Data in this exercise »
--------------------------------------------------
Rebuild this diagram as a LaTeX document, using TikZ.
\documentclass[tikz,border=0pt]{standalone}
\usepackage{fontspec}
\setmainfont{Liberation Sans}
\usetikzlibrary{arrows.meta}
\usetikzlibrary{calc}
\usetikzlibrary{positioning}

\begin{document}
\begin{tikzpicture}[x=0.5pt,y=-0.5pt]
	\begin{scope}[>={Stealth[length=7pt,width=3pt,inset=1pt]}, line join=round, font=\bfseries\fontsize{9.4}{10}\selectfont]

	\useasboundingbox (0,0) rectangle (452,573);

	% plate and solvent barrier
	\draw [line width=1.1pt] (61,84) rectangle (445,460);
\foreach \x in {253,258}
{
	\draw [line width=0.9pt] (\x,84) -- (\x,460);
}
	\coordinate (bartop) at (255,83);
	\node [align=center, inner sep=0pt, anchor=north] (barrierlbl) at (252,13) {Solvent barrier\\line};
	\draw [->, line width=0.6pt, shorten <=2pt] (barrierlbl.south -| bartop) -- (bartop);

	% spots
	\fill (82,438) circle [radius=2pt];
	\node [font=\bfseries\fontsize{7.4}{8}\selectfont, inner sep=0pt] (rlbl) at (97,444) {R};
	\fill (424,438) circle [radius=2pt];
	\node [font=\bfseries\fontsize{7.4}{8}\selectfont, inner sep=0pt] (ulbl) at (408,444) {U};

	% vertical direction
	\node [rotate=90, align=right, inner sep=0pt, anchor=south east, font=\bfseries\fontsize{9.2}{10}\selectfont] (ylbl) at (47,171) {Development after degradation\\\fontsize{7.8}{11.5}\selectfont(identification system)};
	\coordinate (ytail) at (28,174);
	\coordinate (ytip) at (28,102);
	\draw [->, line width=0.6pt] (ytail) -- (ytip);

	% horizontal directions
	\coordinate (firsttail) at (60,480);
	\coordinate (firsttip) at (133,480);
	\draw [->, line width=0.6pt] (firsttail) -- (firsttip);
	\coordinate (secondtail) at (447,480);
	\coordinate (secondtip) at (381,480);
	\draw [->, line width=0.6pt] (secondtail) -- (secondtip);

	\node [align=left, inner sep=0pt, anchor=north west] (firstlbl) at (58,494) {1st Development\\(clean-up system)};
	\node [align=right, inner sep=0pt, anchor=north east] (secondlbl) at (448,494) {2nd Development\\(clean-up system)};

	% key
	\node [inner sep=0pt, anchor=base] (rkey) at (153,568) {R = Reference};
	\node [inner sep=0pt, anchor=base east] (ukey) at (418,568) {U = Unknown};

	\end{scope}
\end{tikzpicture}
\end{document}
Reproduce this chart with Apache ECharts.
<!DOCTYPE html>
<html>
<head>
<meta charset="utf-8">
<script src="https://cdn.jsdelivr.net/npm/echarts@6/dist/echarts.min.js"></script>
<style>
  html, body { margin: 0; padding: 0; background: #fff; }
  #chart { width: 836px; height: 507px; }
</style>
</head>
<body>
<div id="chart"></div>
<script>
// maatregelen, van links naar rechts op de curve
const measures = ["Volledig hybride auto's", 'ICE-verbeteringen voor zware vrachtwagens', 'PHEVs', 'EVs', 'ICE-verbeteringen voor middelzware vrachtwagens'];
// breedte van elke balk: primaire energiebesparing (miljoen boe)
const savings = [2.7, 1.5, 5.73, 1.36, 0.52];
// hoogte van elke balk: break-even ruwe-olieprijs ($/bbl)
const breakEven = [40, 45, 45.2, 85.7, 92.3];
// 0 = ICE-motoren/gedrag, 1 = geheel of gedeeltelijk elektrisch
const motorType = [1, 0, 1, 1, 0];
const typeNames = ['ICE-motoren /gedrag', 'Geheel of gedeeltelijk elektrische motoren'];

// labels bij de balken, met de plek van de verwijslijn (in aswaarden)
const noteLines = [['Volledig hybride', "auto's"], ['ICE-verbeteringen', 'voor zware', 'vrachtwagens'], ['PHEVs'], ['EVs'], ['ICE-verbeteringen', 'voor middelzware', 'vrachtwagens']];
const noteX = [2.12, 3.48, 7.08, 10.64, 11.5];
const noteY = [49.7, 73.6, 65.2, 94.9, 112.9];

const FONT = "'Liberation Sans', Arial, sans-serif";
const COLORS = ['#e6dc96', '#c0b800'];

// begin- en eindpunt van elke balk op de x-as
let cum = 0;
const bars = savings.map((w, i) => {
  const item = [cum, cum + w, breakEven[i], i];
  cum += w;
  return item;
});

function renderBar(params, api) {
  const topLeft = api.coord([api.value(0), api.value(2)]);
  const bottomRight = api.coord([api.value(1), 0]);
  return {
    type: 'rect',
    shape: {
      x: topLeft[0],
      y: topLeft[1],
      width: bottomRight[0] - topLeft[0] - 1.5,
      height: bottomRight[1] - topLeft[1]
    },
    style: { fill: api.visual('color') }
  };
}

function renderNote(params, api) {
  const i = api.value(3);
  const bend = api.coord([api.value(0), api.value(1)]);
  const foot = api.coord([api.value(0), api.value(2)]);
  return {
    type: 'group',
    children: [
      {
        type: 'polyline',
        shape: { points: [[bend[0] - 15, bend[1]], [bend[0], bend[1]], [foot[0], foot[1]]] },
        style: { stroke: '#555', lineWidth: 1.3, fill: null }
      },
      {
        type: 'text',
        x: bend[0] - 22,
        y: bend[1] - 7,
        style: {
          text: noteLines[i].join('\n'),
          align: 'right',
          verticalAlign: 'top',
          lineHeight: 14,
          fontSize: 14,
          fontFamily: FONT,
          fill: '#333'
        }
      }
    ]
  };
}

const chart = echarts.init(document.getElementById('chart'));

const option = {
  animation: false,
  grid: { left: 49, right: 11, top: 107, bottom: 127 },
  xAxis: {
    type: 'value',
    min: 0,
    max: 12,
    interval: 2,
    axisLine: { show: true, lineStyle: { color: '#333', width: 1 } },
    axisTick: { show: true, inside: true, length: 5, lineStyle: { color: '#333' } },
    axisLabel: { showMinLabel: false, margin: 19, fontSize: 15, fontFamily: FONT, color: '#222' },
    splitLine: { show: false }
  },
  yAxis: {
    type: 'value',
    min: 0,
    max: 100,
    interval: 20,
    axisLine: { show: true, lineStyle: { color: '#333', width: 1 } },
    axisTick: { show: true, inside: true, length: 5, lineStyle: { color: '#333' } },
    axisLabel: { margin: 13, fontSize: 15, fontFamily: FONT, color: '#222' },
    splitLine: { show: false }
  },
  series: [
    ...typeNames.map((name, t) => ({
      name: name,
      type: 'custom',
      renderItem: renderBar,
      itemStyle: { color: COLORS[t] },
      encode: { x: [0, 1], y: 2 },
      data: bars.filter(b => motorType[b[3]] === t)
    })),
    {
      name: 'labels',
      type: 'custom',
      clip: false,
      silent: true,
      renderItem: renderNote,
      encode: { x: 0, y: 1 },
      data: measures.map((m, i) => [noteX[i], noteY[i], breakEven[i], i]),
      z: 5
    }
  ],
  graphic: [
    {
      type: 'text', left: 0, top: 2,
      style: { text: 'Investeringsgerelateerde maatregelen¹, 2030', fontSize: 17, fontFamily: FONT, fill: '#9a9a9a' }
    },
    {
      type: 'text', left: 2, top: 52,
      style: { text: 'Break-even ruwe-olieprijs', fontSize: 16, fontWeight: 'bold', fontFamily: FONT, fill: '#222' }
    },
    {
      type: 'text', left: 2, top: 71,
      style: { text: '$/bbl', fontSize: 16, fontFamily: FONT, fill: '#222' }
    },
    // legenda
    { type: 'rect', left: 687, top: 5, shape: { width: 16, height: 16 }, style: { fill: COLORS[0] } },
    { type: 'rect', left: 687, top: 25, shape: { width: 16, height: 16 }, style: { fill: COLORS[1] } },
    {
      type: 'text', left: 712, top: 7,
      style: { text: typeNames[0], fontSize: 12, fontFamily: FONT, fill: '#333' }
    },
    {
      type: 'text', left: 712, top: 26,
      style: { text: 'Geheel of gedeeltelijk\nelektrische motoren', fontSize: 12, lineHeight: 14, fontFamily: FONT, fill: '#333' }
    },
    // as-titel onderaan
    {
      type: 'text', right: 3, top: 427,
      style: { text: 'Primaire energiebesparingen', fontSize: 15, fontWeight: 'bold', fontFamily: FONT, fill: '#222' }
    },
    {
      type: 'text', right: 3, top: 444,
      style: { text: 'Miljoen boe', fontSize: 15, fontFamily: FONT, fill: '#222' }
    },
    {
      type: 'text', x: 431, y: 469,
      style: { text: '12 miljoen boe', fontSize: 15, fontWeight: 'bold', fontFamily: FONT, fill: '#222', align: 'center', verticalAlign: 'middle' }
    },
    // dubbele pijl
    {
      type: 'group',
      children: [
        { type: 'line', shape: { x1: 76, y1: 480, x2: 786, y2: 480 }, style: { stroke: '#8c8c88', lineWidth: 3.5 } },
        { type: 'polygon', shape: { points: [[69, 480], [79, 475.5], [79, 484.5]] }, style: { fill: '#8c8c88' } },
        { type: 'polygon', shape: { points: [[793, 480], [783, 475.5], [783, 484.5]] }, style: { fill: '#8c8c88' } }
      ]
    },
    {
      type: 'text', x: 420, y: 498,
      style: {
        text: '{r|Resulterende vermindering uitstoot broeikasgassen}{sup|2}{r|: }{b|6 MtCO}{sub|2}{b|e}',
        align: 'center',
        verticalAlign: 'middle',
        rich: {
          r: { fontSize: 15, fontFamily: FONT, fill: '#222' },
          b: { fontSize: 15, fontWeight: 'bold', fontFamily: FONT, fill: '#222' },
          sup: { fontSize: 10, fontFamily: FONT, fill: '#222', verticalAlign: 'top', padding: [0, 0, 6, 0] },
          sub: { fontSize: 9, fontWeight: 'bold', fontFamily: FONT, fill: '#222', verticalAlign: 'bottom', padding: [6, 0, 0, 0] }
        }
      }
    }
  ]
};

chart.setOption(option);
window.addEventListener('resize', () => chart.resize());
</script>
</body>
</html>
--------------------------------------------------
Stated task » Emit only the lines from the one containing "Reproduce this chart with Apache ECharts." through the one containing "const typeNames = ['ICE-motoren", copied exactly.

Complete output »
Reproduce this chart with Apache ECharts.
<!DOCTYPE html>
<html>
<head>
<meta charset="utf-8">
<script src="https://cdn.jsdelivr.net/npm/echarts@6/dist/echarts.min.js"></script>
<style>
  html, body { margin: 0; padding: 0; background: #fff; }
  #chart { width: 836px; height: 507px; }
</style>
</head>
<body>
<div id="chart"></div>
<script>
// maatregelen, van links naar rechts op de curve
const measures = ["Volledig hybride auto's", 'ICE-verbeteringen voor zware vrachtwagens', 'PHEVs', 'EVs', 'ICE-verbeteringen voor middelzware vrachtwagens'];
// breedte van elke balk: primaire energiebesparing (miljoen boe)
const savings = [2.7, 1.5, 5.73, 1.36, 0.52];
// hoogte van elke balk: break-even ruwe-olieprijs ($/bbl)
const breakEven = [40, 45, 45.2, 85.7, 92.3];
// 0 = ICE-motoren/gedrag, 1 = geheel of gedeeltelijk elektrisch
const motorType = [1, 0, 1, 1, 0];
const typeNames = ['ICE-motoren /gedrag', 'Geheel of gedeeltelijk elektrische motoren'];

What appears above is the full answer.